Two recent actions by President Dmitry Medvedev cast a pall over his credentials as a liberal modernizer and a crusader against corruption.
Medvedev’s reappointment of Yury Chaika to another five-year term as prosecutor general is hard to comprehend given the monstrous corruption scandal engulfing the agency. The Investigative Committee has opened criminal cases into senior Moscow region prosecutors on suspicion that they offered protection to an illegal, flourishing gambling business.
The problem is not that Chaika failed to notice the widespread illegal activity within his agency (which is hard to believe), but that senior prosecutors under his supervision actively sought to thwart the investigation. In any modern nation, even a whiff of such a scandal would have meant a swift resignation for Chaika and an end to his career.
Medvedev’s reappointment of Chaika puts in doubt the president’s commitment to his anti-corruption agenda. It shows that Medvedev is, at best, inconsistent and, at worst, hypocritical. It has helped undermine the public trust in the president, as a recent Levada poll shows.
Then there was Medvedev’s clumsy attempt to remove St. Petersburg Governor Valentina Matviyenko and appoint her speaker of the Federation Council, a power the president does not legally have under the Constitution.
The problem is not that this action discredits an important state institution; after all, the Federation Council is a motley crew of demoted governors and sulking billionaires.

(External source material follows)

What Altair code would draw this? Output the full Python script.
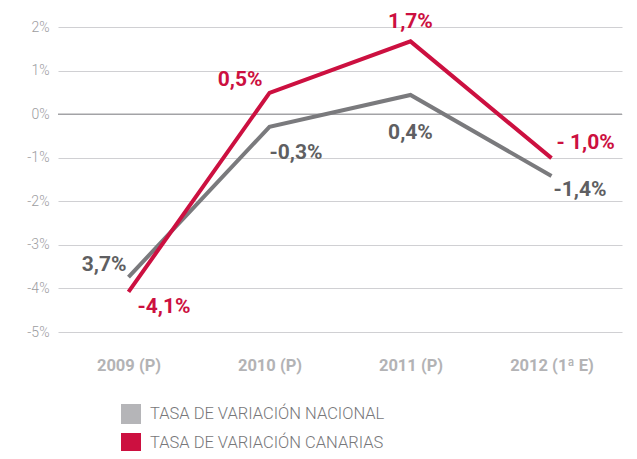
import altair as alt
import pandas as pd

categories = ["2009 (P)", "2010 (P)", "2011 (P)", "2012 (1ª E)"]
series_names = ["TASA DE VARIACIÓN NACIONAL", "TASA DE VARIACIÓN CANARIAS"]
nacional = [-3.74, -0.29, 0.44, -1.42]
canarias = [-4.08, 0.49, 1.67, -1.01]
labels_nac = ["3,7%", "-0,3%", "0,4%", "-1,4%"]
labels_can = ["-4,1%", "0,5%", "1,7%", "- 1,0%"]
y_ticks = [-5, -4, -3, -2, -1, 0, 1, 2]

rows = []
for i, c in enumerate(categories):
    rows.append({"series": series_names[0], "cat": c, "i": i, "value": nacional[i], "label": labels_nac[i]})
for i, c in enumerate(categories):
    rows.append({"series": series_names[1], "cat": c, "i": i, "value": canarias[i], "label": labels_can[i]})
df = pd.DataFrame(rows)

line_colors = ["#7a7a7d", "#cc1040"]
legend_colors = ["#b5b5b8", "#cc1040"]
text_colors = ["#5f5f62", "#cc1040"]

x_enc = alt.X("cat:N", sort=categories, scale=alt.Scale(type="point", padding=0.5),
              axis=alt.Axis(labelAngle=0, ticks=False, domain=False, grid=False,
                            labelFontWeight="bold", labelColor="#b3b3b5", labelFontSize=16.5,
                            labelFont="Roboto", labelPadding=25, title=None))
y_enc = alt.Y("value:Q", scale=alt.Scale(domain=[-5, 2], nice=False),
              axis=alt.Axis(values=y_ticks, labelExpr="datum.value + '%'", ticks=False,
                            domain=False, gridColor="#d0d0d3", gridWidth=1.2,
                            labelColor="#9d9d9f", labelFontSize=14, labelFont="Roboto",
                            labelFontWeight=300, labelPadding=9, title=None))

base = alt.Chart(df)

zero = alt.Chart(pd.DataFrame({"v": [0]})).mark_rule(color="#a3a3a6", strokeWidth=1.5).encode(
    y=alt.Y("v:Q"))

line_layers = []
for s in range(2):
    ln = base.transform_filter(alt.datum.series == series_names[s]).mark_line(
        strokeWidth=4, strokeJoin="miter", color=line_colors[s]).encode(
        x=x_enc, y=y_enc, order=alt.Order("i:Q"))
    line_layers.append(ln)

legend_layer = base.transform_filter("false").mark_square(opacity=1).encode(
    fill=alt.Fill("series:N", scale=alt.Scale(domain=series_names, range=legend_colors),
                  legend=alt.Legend(title=None, orient="none", legendX=63, legendY=377,
                                    symbolType="square", symbolSize=400, symbolStrokeWidth=0,
                                    symbolOpacity=1, labelLimit=400,
                                    labelFont="Roboto", labelFontSize=16.5, labelFontWeight=300,
                                    labelColor="#77777a", labelOffset=9, rowPadding=9,
                                    padding=0, direction="vertical")),
)

# label placement (series index, point index, align, dx, dy)
placements = [
    (0, 0, "right", -2, -12),
    (0, 1, "left", 0, 26),
    (0, 2, "center", 0, 38),
    (0, 3, "left", 2, 14),
    (1, 0, "left", 9, 15),
    (1, 1, "right", -7, -13),
    (1, 2, "center", 0, -19),
    (1, 3, "left", 5, -15),
]
texts = []
for s, i, align, dx, dy in placements:
    t = base.transform_filter(
        (alt.datum.series == series_names[s]) & (alt.datum.i == i)
    ).mark_text(align=align, baseline="middle", dx=dx, dy=dy, font="Roboto",
                fontWeight="bold", fontSize=21, color=text_colors[s]).encode(
        x=alt.X("cat:N", sort=categories), y=alt.Y("value:Q"), text="label:N")
    texts.append(t)

chart = alt.layer(zero, *line_layers, legend_layer, *texts).properties(
    width=564, height=305,
    autosize=alt.AutoSizeParams(type="none"),
    padding={"left": 50, "top": 19, "right": 7, "bottom": 119},
).configure_view(stroke=None)

chart.save("out.html", embed_options={"renderer": "svg", "actions": False})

The problem is that Medvedev misled the public. Matviyenko failed as governor. Had Medvedev fired her, as he did with Mayor Yury Luzhkov, he would have come across as a crusader against bad government. But Medvedev opted for an obvious ruse.

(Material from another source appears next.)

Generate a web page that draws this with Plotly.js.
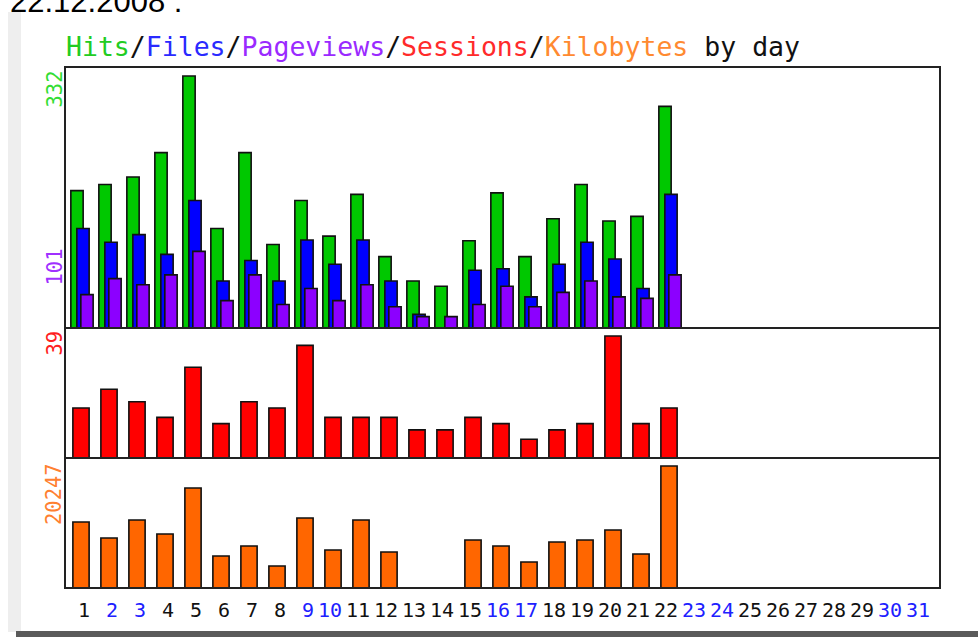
<!DOCTYPE html>
<html>
<head>
<meta charset="utf-8">
<script src="https://cdn.plot.ly/plotly-3.0.1.min.js"></script>
<style>
  html, body { margin: 0; padding: 0; background: #ffffff; }
  #chart { width: 978px; height: 637px; }
</style>
</head>
<body>
<div id="chart"></div>
<script>
// ---- data ----
const days = [1,2,3,4,5,6,7,8,9,10,11,12,13,14,15,16,17,18,19,20,21,22];
const hits      = [181,189,199,231,332,131,231,110,168,121,176,94,62,55,115,178,94,144,189,141,147,292];
const files     = [131,113,123,97,168,62,89,62,116,84,116,62,18,0,76,78,41,84,113,91,52,176];
const pageviews = [44,65,57,70,101,36,70,31,52,36,57,28,15,15,31,55,28,47,62,41,39,70];
const sessions  = [16,22,18,13,29,11,18,16,36,13,13,13,9,9,13,11,6,9,11,39,11,16];
const kilobytes = [10955,8300,11285,8962,16596,5311,6970,3651,11617,6306,11285,5975,0,0,7966,6970,4315,7634,7966,9626,5643,20247];
const dayLabels = ['1','2','3','4','5','6','7','8','9','10','11','12','13','14','15','16','17','18','19','20','21','22','23','24','25','26','27','28','29','30','31'];
const weekendDays = [2,3,9,10,16,17,23,24,30,31];
const maxLabels = {hits:'332', pageviews:'101', sessions:'39', kilobytes:'20247'};
const dateText = '22.12.2008 :';

// ---- geometry helpers (pixel -> paper) ----
const L = 65, R = 940, T = 67, B = 588;
const W = R - L, H = B - T;
const pxX = x => (x - L) / W;
const pxY = y => (B - y) / H;

const lineSty = {color: '#111', width: 1.6};
const bw = 0.44, rw = 0.58;

function barTrace(y, color, yaxis, width, center) {
  return {
    type: 'bar', x: days, y: y, xaxis: 'x', yaxis: yaxis,
    width: width, offset: center - width / 2,
    marker: {color: color, line: lineSty},
    hoverinfo: 'skip'
  };
}

const traces = [
  barTrace(hits, '#00c800', 'y', bw, -0.143),
  barTrace(files, '#0000ff', 'y', bw, 0.071),
  barTrace(pageviews, '#8c00ff', 'y', bw, 0.214),
  barTrace(sessions, '#ff0000', 'y2', rw, 0),
  barTrace(kilobytes, '#ff6600', 'y3', rw, 0)
];

const mono = 'DejaVu Sans Mono, monospace';
const annotations = [];
dayLabels.forEach((t, i) => {
  const d = i + 1;
  annotations.push({
    text: t, xref: 'x', yref: 'paper', x: d + 0.40, y: pxY(610),
    xanchor: 'right', yanchor: 'middle', showarrow: false,
    font: {family: mono, size: 20, color: weekendDays.includes(d) ? '#2020ff' : '#111'}
  });
});
function sideLabel(text, topPx, color) {
  annotations.push({
    text: text, xref: 'paper', yref: 'paper', x: pxX(54), y: pxY(topPx),
    xanchor: 'center', yanchor: 'top', textangle: -90, showarrow: false,
    font: {family: mono, size: 20.5, color: color}
  });
}
sideLabel(maxLabels.hits, 69, '#33dd33');
sideLabel(maxLabels.pageviews, 247, '#a030ff');
sideLabel(maxLabels.sessions, 329, '#ff2020');
sideLabel(maxLabels.kilobytes, 461, '#ff8030');

annotations.push({
  text: dateText, xref: 'paper', yref: 'paper', x: pxX(8), y: pxY(1),
  xanchor: 'left', yanchor: 'middle', showarrow: false,
  font: {family: 'Liberation Sans, Arial, sans-serif', size: 31, color: '#000'}
});

const titleText =
  '<span style="color:#22cc22">Hits</span>/' +
  '<span style="color:#2a2aff">Files</span>/' +
  '<span style="color:#9a2aff">Pageviews</span>/' +
  '<span style="color:#ff2a2a">Sessions</span>/' +
  '<span style="color:#ff8a30">Kilobytes</span> by day';

const frame = {color: '#222', width: 2};
const shapes = [
  {type: 'rect', xref: 'paper', yref: 'paper', x0: pxX(8), x1: pxX(21), y0: pxY(632), y1: pxY(12),
   fillcolor: '#eeeeee', line: {width: 0}, layer: 'below'},
  {type: 'rect', xref: 'paper', yref: 'paper', x0: pxX(16), x1: pxX(980), y0: pxY(638), y1: pxY(631),
   fillcolor: '#5a5a5a', line: {width: 0}},
  {type: 'rect', xref: 'paper', yref: 'paper', x0: 0, x1: 1, y0: 0, y1: 1, line: frame},
  {type: 'line', xref: 'paper', yref: 'paper', x0: 0, x1: 1, y0: pxY(328), y1: pxY(328), line: frame},
  {type: 'line', xref: 'paper', yref: 'paper', x0: 0, x1: 1, y0: pxY(458), y1: pxY(458), line: frame}
];

const hidden = {showgrid: false, zeroline: false, showticklabels: false, ticks: '', showline: false, fixedrange: true};
const layout = {
  width: 978, height: 637,
  margin: {l: L, r: 978 - R, t: T, b: 637 - B, pad: 0},
  paper_bgcolor: '#ffffff', plot_bgcolor: '#ffffff',
  showlegend: false, barmode: 'overlay',
  title: {text: titleText, x: pxX(66), xref: 'paper', xanchor: 'left',
          y: 1 - 47 / 637, yref: 'container', yanchor: 'middle',
          font: {family: mono, size: 26.5, color: '#111'}},
  xaxis: Object.assign({range: [1 - 16 / 28, 1 + 859 / 28], anchor: 'y3'}, hidden),
  yaxis: Object.assign({domain: [pxY(328), 1], range: [0, 332 * 261 / 252], anchor: 'x'}, hidden),
  yaxis2: Object.assign({domain: [pxY(458), pxY(328)], range: [0, 39 * 130 / 122], anchor: 'x'}, hidden),
  yaxis3: Object.assign({domain: [0, pxY(458)], range: [0, 20247 * 130 / 122], anchor: 'x'}, hidden),
  annotations: annotations,
  shapes: shapes
};

Plotly.newPlot('chart', traces, layout, {displayModeBar: false, staticPlot: true});
</script>
</body>
</html>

This runs counter to his calls for more decentralization and government accountability. One day he complains that the system needs fixing because the Kremlin can’t effectively manage and control everything. The next day he announces decisions only an emperor could make.
It is hard to figure out where the real Medvedev is. He says one thing and then does the opposite. He is all over the place.
Putin is different, however. At least he does what he says, and you know what to expect from him, even though you might not like it.
We now know who Mr. Putin is. But who is the real Mr. Medvedev?